> **TASK PROMPT**
Gather from the material every line that contains the string "this".

> **DATA RECORDS**
-*-
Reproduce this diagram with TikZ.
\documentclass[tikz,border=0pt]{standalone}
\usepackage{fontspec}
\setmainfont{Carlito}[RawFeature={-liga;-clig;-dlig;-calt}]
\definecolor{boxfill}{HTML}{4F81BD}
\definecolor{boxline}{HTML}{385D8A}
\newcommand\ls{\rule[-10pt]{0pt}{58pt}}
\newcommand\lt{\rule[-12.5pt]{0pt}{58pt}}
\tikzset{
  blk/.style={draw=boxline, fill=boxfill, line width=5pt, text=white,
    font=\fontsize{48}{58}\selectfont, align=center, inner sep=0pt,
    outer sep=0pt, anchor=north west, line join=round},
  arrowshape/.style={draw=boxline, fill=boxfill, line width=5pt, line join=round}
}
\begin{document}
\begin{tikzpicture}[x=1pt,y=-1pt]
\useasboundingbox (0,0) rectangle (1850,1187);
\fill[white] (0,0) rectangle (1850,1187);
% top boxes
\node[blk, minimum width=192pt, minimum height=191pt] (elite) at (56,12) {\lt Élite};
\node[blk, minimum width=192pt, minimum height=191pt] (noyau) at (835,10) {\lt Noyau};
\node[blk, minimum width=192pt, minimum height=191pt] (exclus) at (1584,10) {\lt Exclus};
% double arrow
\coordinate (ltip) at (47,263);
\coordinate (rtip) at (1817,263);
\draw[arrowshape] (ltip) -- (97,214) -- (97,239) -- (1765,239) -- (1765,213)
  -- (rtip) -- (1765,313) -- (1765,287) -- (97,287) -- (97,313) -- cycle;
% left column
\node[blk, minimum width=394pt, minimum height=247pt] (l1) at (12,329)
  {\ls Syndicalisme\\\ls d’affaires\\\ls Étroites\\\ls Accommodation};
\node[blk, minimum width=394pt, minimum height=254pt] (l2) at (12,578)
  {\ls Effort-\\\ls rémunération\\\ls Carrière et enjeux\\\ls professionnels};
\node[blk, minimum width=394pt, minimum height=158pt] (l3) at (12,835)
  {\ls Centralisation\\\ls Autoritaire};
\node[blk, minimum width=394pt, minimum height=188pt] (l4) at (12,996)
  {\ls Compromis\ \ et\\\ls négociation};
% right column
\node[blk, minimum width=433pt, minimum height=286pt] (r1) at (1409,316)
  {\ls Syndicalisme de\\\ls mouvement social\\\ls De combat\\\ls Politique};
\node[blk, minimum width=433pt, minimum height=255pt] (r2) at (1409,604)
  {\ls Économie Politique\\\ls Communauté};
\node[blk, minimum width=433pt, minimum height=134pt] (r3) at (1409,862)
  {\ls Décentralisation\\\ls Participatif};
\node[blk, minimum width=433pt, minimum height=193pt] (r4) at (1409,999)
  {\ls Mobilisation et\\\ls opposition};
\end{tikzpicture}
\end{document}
-*-
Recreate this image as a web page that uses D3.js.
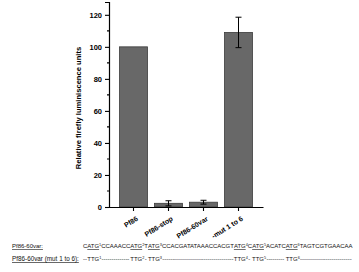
-*-
> **EXERCISE RESULT**
Reproduce this diagram with TikZ.
Recreate this image as a web page that uses D3.js.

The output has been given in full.